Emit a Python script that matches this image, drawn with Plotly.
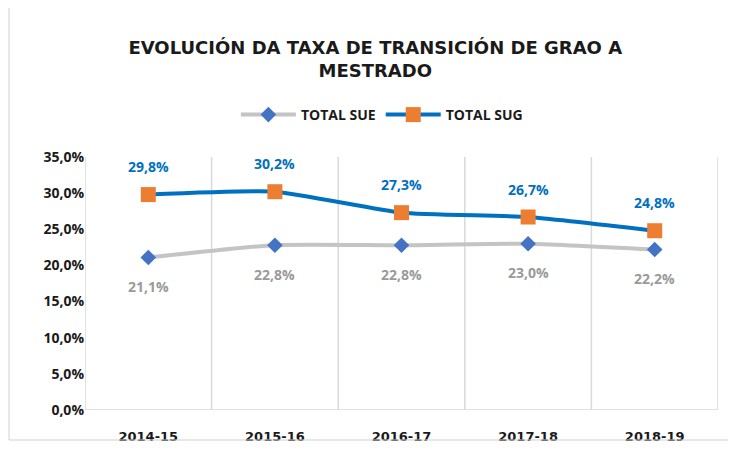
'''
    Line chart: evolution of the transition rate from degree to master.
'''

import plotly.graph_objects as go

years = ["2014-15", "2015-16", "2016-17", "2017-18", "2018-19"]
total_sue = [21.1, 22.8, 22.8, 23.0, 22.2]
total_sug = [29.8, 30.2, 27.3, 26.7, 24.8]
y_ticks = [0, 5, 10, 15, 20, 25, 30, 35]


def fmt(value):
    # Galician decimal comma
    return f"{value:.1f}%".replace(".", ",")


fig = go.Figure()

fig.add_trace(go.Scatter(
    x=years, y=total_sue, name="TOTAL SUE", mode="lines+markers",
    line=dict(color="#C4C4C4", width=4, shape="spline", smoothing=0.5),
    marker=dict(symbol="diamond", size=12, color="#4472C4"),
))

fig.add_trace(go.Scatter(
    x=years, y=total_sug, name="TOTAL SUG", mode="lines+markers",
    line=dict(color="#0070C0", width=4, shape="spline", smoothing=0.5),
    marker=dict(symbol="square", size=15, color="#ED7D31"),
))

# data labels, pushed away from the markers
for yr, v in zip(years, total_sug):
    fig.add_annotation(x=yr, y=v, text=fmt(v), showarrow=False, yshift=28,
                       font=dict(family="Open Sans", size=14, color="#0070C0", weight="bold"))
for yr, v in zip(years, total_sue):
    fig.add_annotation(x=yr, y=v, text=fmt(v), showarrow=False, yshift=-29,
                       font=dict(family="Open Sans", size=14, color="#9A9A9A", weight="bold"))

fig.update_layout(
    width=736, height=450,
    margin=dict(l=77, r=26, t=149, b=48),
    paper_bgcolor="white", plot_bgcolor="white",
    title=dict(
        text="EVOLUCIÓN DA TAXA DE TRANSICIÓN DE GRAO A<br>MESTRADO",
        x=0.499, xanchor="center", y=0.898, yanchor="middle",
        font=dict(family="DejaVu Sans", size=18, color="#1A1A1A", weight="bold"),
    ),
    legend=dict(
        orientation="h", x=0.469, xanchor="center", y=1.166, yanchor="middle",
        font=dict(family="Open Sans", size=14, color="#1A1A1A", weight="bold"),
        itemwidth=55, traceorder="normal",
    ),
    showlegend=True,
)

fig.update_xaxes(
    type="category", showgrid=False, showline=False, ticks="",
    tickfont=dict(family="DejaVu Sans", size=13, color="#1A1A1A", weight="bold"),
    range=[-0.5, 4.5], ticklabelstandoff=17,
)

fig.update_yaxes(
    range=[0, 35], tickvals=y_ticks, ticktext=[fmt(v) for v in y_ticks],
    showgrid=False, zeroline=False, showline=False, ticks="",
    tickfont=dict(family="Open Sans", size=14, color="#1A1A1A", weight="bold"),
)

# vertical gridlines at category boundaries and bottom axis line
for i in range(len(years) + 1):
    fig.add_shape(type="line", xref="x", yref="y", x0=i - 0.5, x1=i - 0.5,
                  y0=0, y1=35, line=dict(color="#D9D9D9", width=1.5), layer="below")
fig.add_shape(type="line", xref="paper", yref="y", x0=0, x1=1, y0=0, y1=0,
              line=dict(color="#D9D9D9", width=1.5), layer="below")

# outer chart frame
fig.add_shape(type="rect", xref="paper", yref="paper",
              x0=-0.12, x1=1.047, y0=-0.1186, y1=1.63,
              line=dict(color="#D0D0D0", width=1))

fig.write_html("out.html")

• DIRECTION: The material above must be printed exactly, with its pictures left out.

• REPLY:
Emit a Python script that matches this image, drawn with Plotly.
'''
    Line chart: evolution of the transition rate from degree to master.
'''

import plotly.graph_objects as go

years = ["2014-15", "2015-16", "2016-17", "2017-18", "2018-19"]
total_sue = [21.1, 22.8, 22.8, 23.0, 22.2]
total_sug = [29.8, 30.2, 27.3, 26.7, 24.8]
y_ticks = [0, 5, 10, 15, 20, 25, 30, 35]


def fmt(value):
    # Galician decimal comma
    return f"{value:.1f}%".replace(".", ",")


fig = go.Figure()

fig.add_trace(go.Scatter(
    x=years, y=total_sue, name="TOTAL SUE", mode="lines+markers",
    line=dict(color="#C4C4C4", width=4, shape="spline", smoothing=0.5),
    marker=dict(symbol="diamond", size=12, color="#4472C4"),
))

fig.add_trace(go.Scatter(
    x=years, y=total_sug, name="TOTAL SUG", mode="lines+markers",
    line=dict(color="#0070C0", width=4, shape="spline", smoothing=0.5),
    marker=dict(symbol="square", size=15, color="#ED7D31"),
))

# data labels, pushed away from the markers
for yr, v in zip(years, total_sug):
    fig.add_annotation(x=yr, y=v, text=fmt(v), showarrow=False, yshift=28,
                       font=dict(family="Open Sans", size=14, color="#0070C0", weight="bold"))
for yr, v in zip(years, total_sue):
    fig.add_annotation(x=yr, y=v, text=fmt(v), showarrow=False, yshift=-29,
                       font=dict(family="Open Sans", size=14, color="#9A9A9A", weight="bold"))

fig.update_layout(
    width=736, height=450,
    margin=dict(l=77, r=26, t=149, b=48),
    paper_bgcolor="white", plot_bgcolor="white",
    title=dict(
        text="EVOLUCIÓN DA TAXA DE TRANSICIÓN DE GRAO A<br>MESTRADO",
        x=0.499, xanchor="center", y=0.898, yanchor="middle",
        font=dict(family="DejaVu Sans", size=18, color="#1A1A1A", weight="bold"),
    ),
    legend=dict(
        orientation="h", x=0.469, xanchor="center", y=1.166, yanchor="middle",
        font=dict(family="Open Sans", size=14, color="#1A1A1A", weight="bold"),
        itemwidth=55, traceorder="normal",
    ),
    showlegend=True,
)

fig.update_xaxes(
    type="category", showgrid=False, showline=False, ticks="",
    tickfont=dict(family="DejaVu Sans", size=13, color="#1A1A1A", weight="bold"),
    range=[-0.5, 4.5], ticklabelstandoff=17,
)

fig.update_yaxes(
    range=[0, 35], tickvals=y_ticks, ticktext=[fmt(v) for v in y_ticks],
    showgrid=False, zeroline=False, showline=False, ticks="",
    tickfont=dict(family="Open Sans", size=14, color="#1A1A1A", weight="bold"),
)

# vertical gridlines at category boundaries and bottom axis line
for i in range(len(years) + 1):
    fig.add_shape(type="line", xref="x", yref="y", x0=i - 0.5, x1=i - 0.5,
                  y0=0, y1=35, line=dict(color="#D9D9D9", width=1.5), layer="below")
fig.add_shape(type="line", xref="paper", yref="y", x0=0, x1=1, y0=0, y1=0,
              line=dict(color="#D9D9D9", width=1.5), layer="below")

# outer chart frame
fig.add_shape(type="rect", xref="paper", yref="paper",
              x0=-0.12, x1=1.047, y0=-0.1186, y1=1.63,
              line=dict(color="#D0D0D0", width=1))

fig.write_html("out.html")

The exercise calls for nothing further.